One show he has not produced yet but wants to do badly act in himself is is Romeo and Juliet. On the hefty side physically, Larsen says “ I have always wanted to play a gay Romeo. Juliet has never had a really fat lover.”
A true entertainer, Larsen knows his weaknesses and his strengths. “Being able to laugh at yourself is an essential ingredient for survival.” True that. If you have the capacity to laugh at yourself, you will never cease to be amused.
In the Manors, our little island city, Larsen has found a new Bunsen Burner for piloting new scripts. It is where he has premiered Now & Then, 3 Card Stud, Grindr Mom, An Evening with John Wayne Gacy, The Big D and most recently, the very creative ‘Happy Ending.’ Two of the shows have landed on stages in London. You never know.

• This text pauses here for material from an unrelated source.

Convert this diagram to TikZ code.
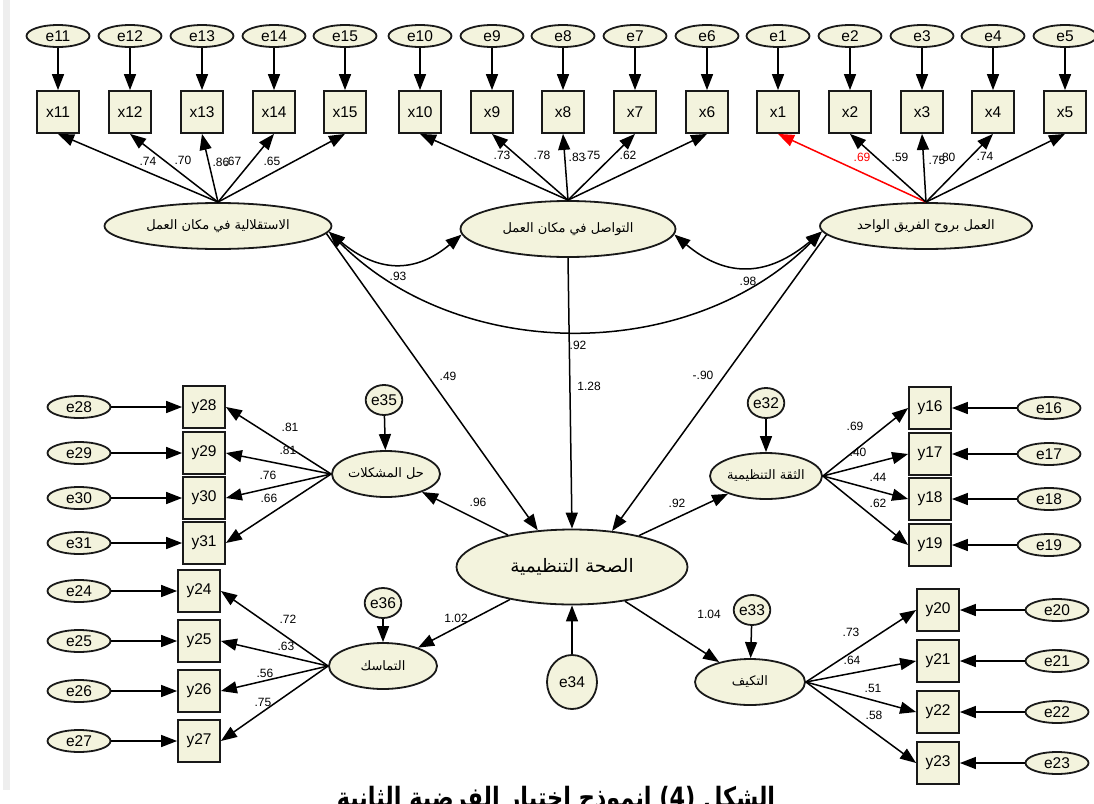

What do we know? We know that one day Ronnie Larsen will write a version of a Shakespearean script making himself a very gay, pleasantly plump Romeo, falling in love with a studly male partner. By his side, will be his husband Melqui, and their dog, Benakee.
In the mean time, get ready for another new production at the Factory. On Facebook this week, Larsen announced the February debut of 'Come Out, Come Out," and yes, he wrote it, about a year and a half ago.
We also know that on the occasion of this newspaper’s 10th anniversary, Ronnie Larsen and his Wilton Theater Factory is the inaugural winner of SFGN’s first LGBT ‘Entertainer of the Year’ Award for 2019.